Children who can’t read by the third grade struggle in school year after year and usually don’t catch up with their peers.
Spokane educators said reading is such a fundamental skill that it must be mastered in the first and second grades so other subjects can be taught effectively.
They delivered their message to a panel of state legislators meeting in Spokane Wednesday night on the subject of reading.
Mary Birmingham, a second-grade teacher at Cataldo Catholic School, said in 20-plus years of classroom experience she knows what happens to students who can’t read.

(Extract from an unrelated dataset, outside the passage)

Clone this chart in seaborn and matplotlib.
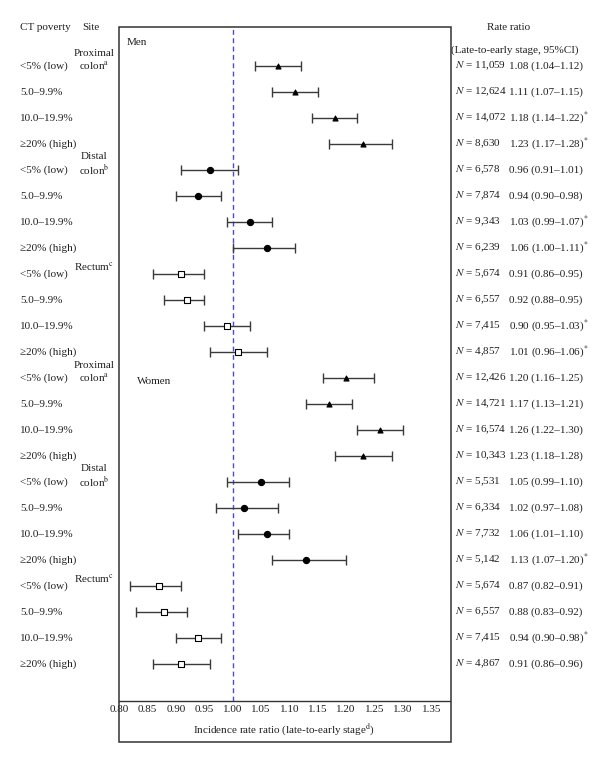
import matplotlib
matplotlib.use("Agg")
import matplotlib.pyplot as plt
import matplotlib.transforms as mtransforms
from matplotlib.patches import Rectangle
import numpy as np
import pandas as pd
import seaborn as sns

# ---- data ----
poverty = ["<5% (low)", "5.0–9.9%", "10.0–19.9%", "≥20% (high)"] * 6
site = (["Proximal colon"] * 4 + ["Distal colon"] * 4 + ["Rectum"] * 4) * 2
sex = ["Men"] * 12 + ["Women"] * 12

rate = [1.08, 1.11, 1.18, 1.23, 0.96, 0.94, 1.03, 1.06, 0.91, 0.92, 0.99, 1.01,
        1.20, 1.17, 1.26, 1.23, 1.05, 1.02, 1.06, 1.13, 0.87, 0.88, 0.94, 0.91]
lower = [1.04, 1.07, 1.14, 1.17, 0.91, 0.90, 0.99, 1.00, 0.86, 0.88, 0.95, 0.96,
         1.16, 1.13, 1.22, 1.18, 0.99, 0.97, 1.01, 1.07, 0.82, 0.83, 0.90, 0.86]
upper = [1.12, 1.15, 1.22, 1.28, 1.01, 0.98, 1.07, 1.11, 0.95, 0.95, 1.03, 1.06,
         1.25, 1.21, 1.30, 1.28, 1.10, 1.08, 1.10, 1.20, 0.91, 0.92, 0.98, 0.96]

n_cases = ["11,059", "12,624", "14,072", "8,630", "6,578", "7,874", "9,343", "6,239",
           "5,674", "6,557", "7,415", "4,857",
           "12,426", "14,721", "16,574", "10,343", "5,531", "6,334", "7,732", "5,142",
           "5,674", "6,557", "7,415", "4,867"]
# printed estimates as they appear in the right column
rr_text = ["1.08 (1.04–1.12)", "1.11 (1.07–1.15)", "1.18 (1.14–1.22)", "1.23 (1.17–1.28)",
           "0.96 (0.91–1.01)", "0.94 (0.90–0.98)", "1.03 (0.99–1.07)", "1.06 (1.00–1.11)",
           "0.91 (0.86–0.95)", "0.92 (0.88–0.95)", "0.90 (0.95–1.03)", "1.01 (0.96–1.06)",
           "1.20 (1.16–1.25)", "1.17 (1.13–1.21)", "1.26 (1.22–1.30)", "1.23 (1.18–1.28)",
           "1.05 (0.99–1.10)", "1.02 (0.97–1.08)", "1.06 (1.01–1.10)", "1.13 (1.07–1.20)",
           "0.87 (0.82–0.91)", "0.88 (0.83–0.92)", "0.94 (0.90–0.98)", "0.91 (0.86–0.96)"]
starred = [0, 0, 1, 1, 0, 0, 1, 1, 0, 0, 1, 1,
           0, 0, 0, 0, 0, 0, 0, 1, 0, 0, 1, 0]

site_labels = {"Proximal colon": "Proximal\ncolon$^{\\mathrm{a}}$",
               "Distal colon": "Distal\ncolon$^{\\mathrm{b}}$",
               "Rectum": "Rectum$^{\\mathrm{c}}$"}
xticks = [0.80, 0.85, 0.90, 0.95, 1.00, 1.05, 1.10, 1.15, 1.20, 1.25, 1.30, 1.35]

df = pd.DataFrame({"poverty": poverty, "site": site, "sex": sex,
                   "rate": rate, "lower": lower, "upper": upper})
df["row"] = np.arange(len(df))

sns.set_theme(style="white")
plt.rcParams["font.family"] = ["Liberation Serif", "DejaVu Serif"]
plt.rcParams["mathtext.fontset"] = "stix"
ink = "#231f20"
fs = 8

fig = plt.figure(figsize=(6, 7.63), dpi=100)
ax = fig.add_axes([119 / 600, 1 - 701 / 763, 331 / 600, 674 / 763])

# confidence intervals
ax.errorbar(df["rate"], df["row"],
            xerr=[df["rate"] - df["lower"], df["upper"] - df["rate"]],
            fmt="none", ecolor="#3a3a3a", elinewidth=1, capsize=3.6, capthick=1,
            zorder=2)

markers = {"Proximal colon": ("^", "black", 13),
           "Distal colon": ("o", "black", 20),
           "Rectum": ("s", "white", 13)}
for s, (m, fc, size) in markers.items():
    sub = df[df["site"] == s]
    sns.scatterplot(data=sub, x="rate", y="row", marker=m, s=size,
                    facecolor=fc, edgecolor="black", linewidth=0.8,
                    ax=ax, zorder=3, legend=False)

ax.axvline(1.0, color="#4a4ae0", lw=1, ls=(0, (3.5, 2.5)), zorder=1)

ax.set_xlim(0.80, 1.383)
ax.set_ylim(24.42, -1.5)
ax.set_xticks(xticks)
ax.set_xticklabels([f"{t:.2f}" for t in xticks], fontsize=fs, color=ink)
ax.set_yticks([])
ax.tick_params(axis="x", length=0, pad=3)
ax.set_ylabel("")
ax.set_xlabel("Incidence rate ratio (late-to-early stage$^{\\mathrm{d}}$)",
              fontsize=fs, color=ink, labelpad=5)
for side in ["left", "right", "top"]:
    ax.spines[side].set_visible(False)
ax.spines["bottom"].set_color("#333333")
ax.spines["bottom"].set_linewidth(1)

# outer frame around plot + axis labels
fig.patches.append(Rectangle((119 / 600, 1 - 742 / 763), 331.5 / 600, 715 / 763,
                             transform=fig.transFigure, fill=False,
                             edgecolor="#333333", lw=1.1, zorder=5))

ax.text(0.814, -0.92, "Men", fontsize=fs, color=ink, va="center")
ax.text(0.831, 12.15, "Women", fontsize=fs, color=ink, va="center")

trans = mtransforms.blended_transform_factory(fig.transFigure, ax.transData)
for i, r in df.iterrows():
    ax.text(20 / 600, r["row"], r["poverty"], transform=trans, fontsize=fs,
            color=ink, va="center", clip_on=False)
    ax.text(455 / 600, r["row"], f"$N$ = {n_cases[i]}", transform=trans,
            fontsize=fs, color=ink, va="center", clip_on=False)
    label = rr_text[i] + ("$^{*}$" if starred[i] else "")
    ax.text(509 / 600, r["row"], label, transform=trans, fontsize=fs,
            color=ink, va="center", clip_on=False)

first_rows = df.groupby(["sex", "site"], sort=False)["row"].min()
for (sx, s), r0 in first_rows.items():
    off = -0.27 if s == "Rectum" else -0.22
    ax.text(94 / 600, r0 + off, site_labels[s], transform=trans, fontsize=fs,
            color=ink, ha="center", va="center", linespacing=1.1, clip_on=False)

fig.text(20 / 600, 1 - 27 / 763, "CT poverty", fontsize=fs, color=ink, va="center")
fig.text(91 / 600, 1 - 27 / 763, "Site", fontsize=fs, color=ink, va="center",
         ha="center")
fig.text(509 / 600, 1 - 27 / 763, "Rate ratio", fontsize=fs, color=ink,
         va="center", ha="center")
fig.text(515 / 600, 1 - 50 / 763, "(Late-to-early stage, 95%CI)", fontsize=fs,
         color=ink, va="center", ha="center")

fig.savefig("out.png", dpi=100, facecolor="white")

They withdraw and lose confidence.
“I’ve seen them almost slide under their desks hoping the teacher won’t call on them because they don’t know how to read,” Birmingham said.

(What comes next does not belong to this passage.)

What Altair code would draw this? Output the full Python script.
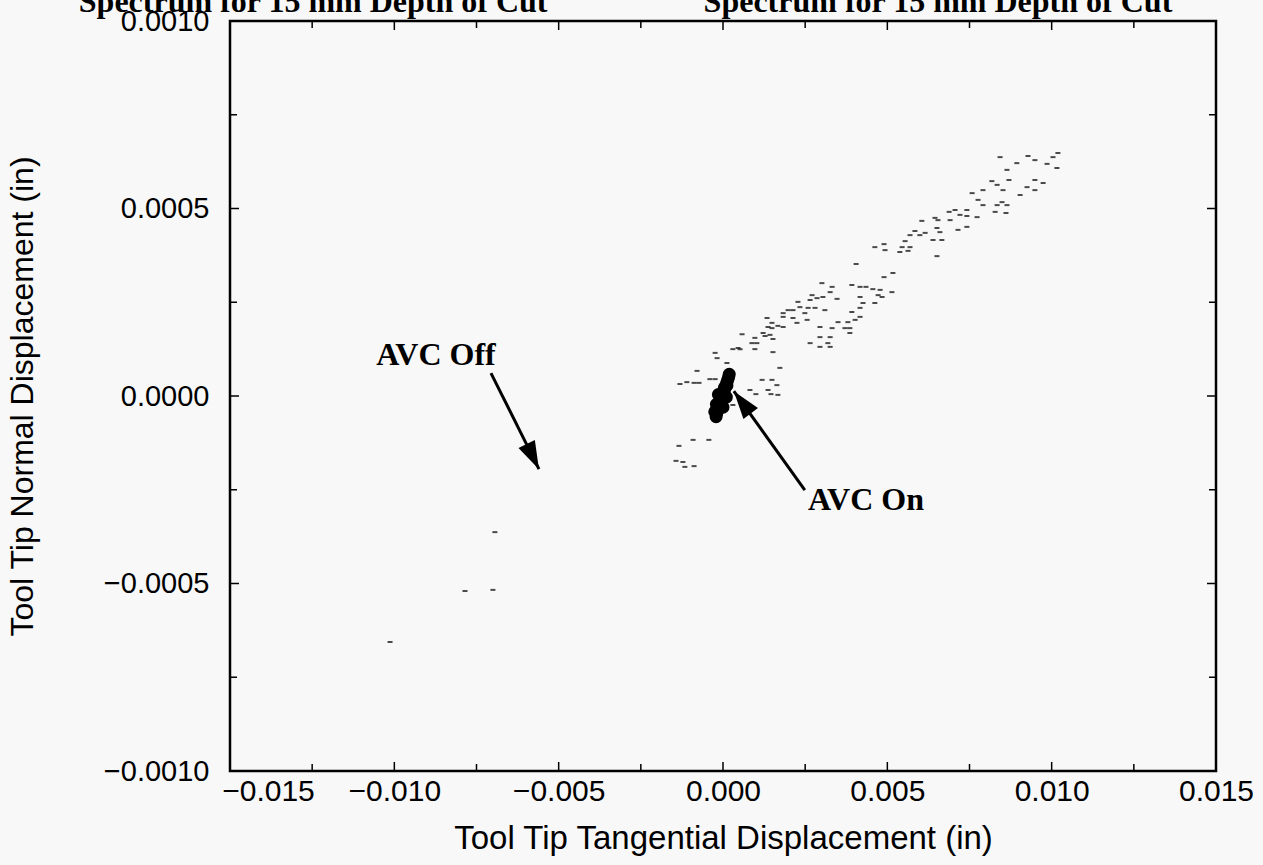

The Legislature last session adopted a law requiring statewide tests of all third-graders to make sure they know how to read.

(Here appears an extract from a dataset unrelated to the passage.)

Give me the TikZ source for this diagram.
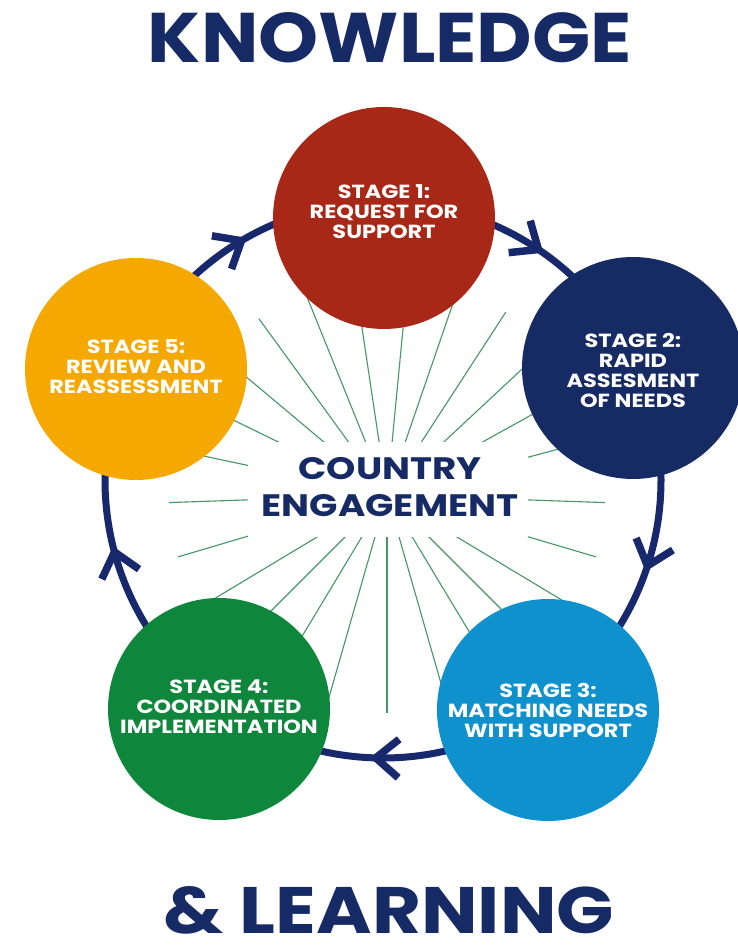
\documentclass[tikz,border=0pt]{standalone}
\usepackage{fontspec}
\newfontfamily\pop{Poppins}
\newfontfamily\popw{Poppins}[FakeStretch=1.18]
\newfontfamily\popc{Poppins}[FakeStretch=1.2]
\usetikzlibrary{calc}
\definecolor{navy}{RGB}{22,42,102}
\definecolor{ringc}{RGB}{24,40,108}
\definecolor{cred}{RGB}{168,40,24}
\definecolor{cnavy}{RGB}{22,42,100}
\definecolor{cblue}{RGB}{14,145,205}
\definecolor{cgreen}{RGB}{14,134,60}
\definecolor{cyellow}{RGB}{245,168,0}
\definecolor{rayc}{RGB}{70,150,105}
\tikzset{
  stage/.style={circle, minimum size=222pt, inner sep=0pt, draw=none},
  stagetext/.style={text=white, align=center, inner sep=0pt,
    font=\popw\bfseries\fontsize{19}{20}\selectfont},
  rayline/.style={draw=rayc, line width=1.1pt},
  ringline/.style={draw=ringc, line width=7pt},
  chevron/.style={draw=ringc, line width=7.5pt, line join=miter, line cap=butt},
  titletext/.style={text=navy, inner sep=0pt, anchor=base}
}
\begin{document}
\begin{tikzpicture}[x=1pt,y=1pt]
\useasboundingbox (0,0) rectangle (738,947);
\fill[white] (0,0) rectangle (738,947);

% titles
\node[titletext] (title) at (390,884) {\resizebox{484pt}{50pt}{\pop\bfseries KNOWLEDGE}};
\node[titletext] (subtitle) at (389,13) {\resizebox{450pt}{47pt}{\pop\bfseries \& LEARNING}};

% rays
\coordinate (ctr) at (387,452);
\foreach \a in {15,29,43,57,71,84.5,98.5,112,126,140,154,168,182,196.5,211,225,239,254,270,286,301,315,329,343.5,358}
  \draw[rayline] (ctr) -- ++(\a:218);
\fill[white] (248,410) rectangle (528,505);

% ring
\coordinate (rc) at (383,467);
\draw[ringline] (rc) circle (278);
\foreach \t in {120.6,56,-18,268.5,195}{
  \coordinate (tip) at ($(rc)+(\t:278)$);
  \draw[chevron] ($(tip)+(\t+90-40:30)$) -- (tip) -- ($(tip)+(\t+90+40:30)$);
}

% stages
\node[stage, fill=cred] (s1) at (384,729) {};
\node[stage, fill=cnavy] (s2) at (633,579) {};
\node[stage, fill=cblue] (s3) at (548,237) {};
\node[stage, fill=cgreen] (s4) at (219,238) {};
\node[stage, fill=cyellow] (s5) at (136,578) {};

\node[stagetext] (t1) at ([yshift=6]s1.center) {STAGE 1:\\REQUEST FOR\\SUPPORT};
\node[stagetext] (t2) at ([yshift=-2]s2.center) {STAGE 2:\\RAPID\\ASSESMENT\\OF NEEDS};
\node[stagetext] (t3) at (s3.center) {STAGE 3:\\MATCHING NEEDS\\WITH SUPPORT};
\node[stagetext] (t4) at ([yshift=2]s4.center) {STAGE 4:\\COORDINATED\\IMPLEMENTATION};
\node[stagetext] (t5) at ([yshift=2]s5.center) {STAGE 5:\\REVIEW AND\\REASSESSMENT};

% centre
\node[text=navy, align=center, inner sep=0pt,
  font=\popc\bfseries\fontsize{31}{37}\selectfont] (centre) at (390,460) {COUNTRY\\ENGAGEMENT};
\end{tikzpicture}
\end{document}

“Success in reading will provide success in education,” said state Rep. Peggy Johnson, R-Shelton, who sponsored the bill. “Children are greatly handicapped when they are not able to read.”
Johnson is heading a subcommittee that’s traveling around the state looking for ways to help educators do a better job teaching reading.
Elementary teachers said they share the frustration of children who can’t read well.
“Teachers are working harder than they ever have today, but they are surrounded by failure,” said Susan Hornor, a teacher at Evergreen Elementary School.
She said children should be reading at least two hours a week by the third and fourth grades.
Hornor and other teachers talked about innovative ways to teach reading to 5-, 6- and 7-year-olds.
In Spokane, some elementary schools have adopted a First Steps program that combines recognition of the sounds of letters, known as phonics, with a child’s existing knowledge of the spoken word.
Teachers said each child’s skill level must be measured, and reading lessons should be geared to each child’s ability.
Linda Lee, a reading teacher at Bemiss Elementary School in northeast Spokane, said her students showed strong gains in comprehension and vocabulary after two years of adopting this integrated reading program.
Children from low-income or illit erate families have more trouble learning the basics, they said. Those students need extra work learning the 44 sounds of the alphabet, and how those sounds are blended into understandable words.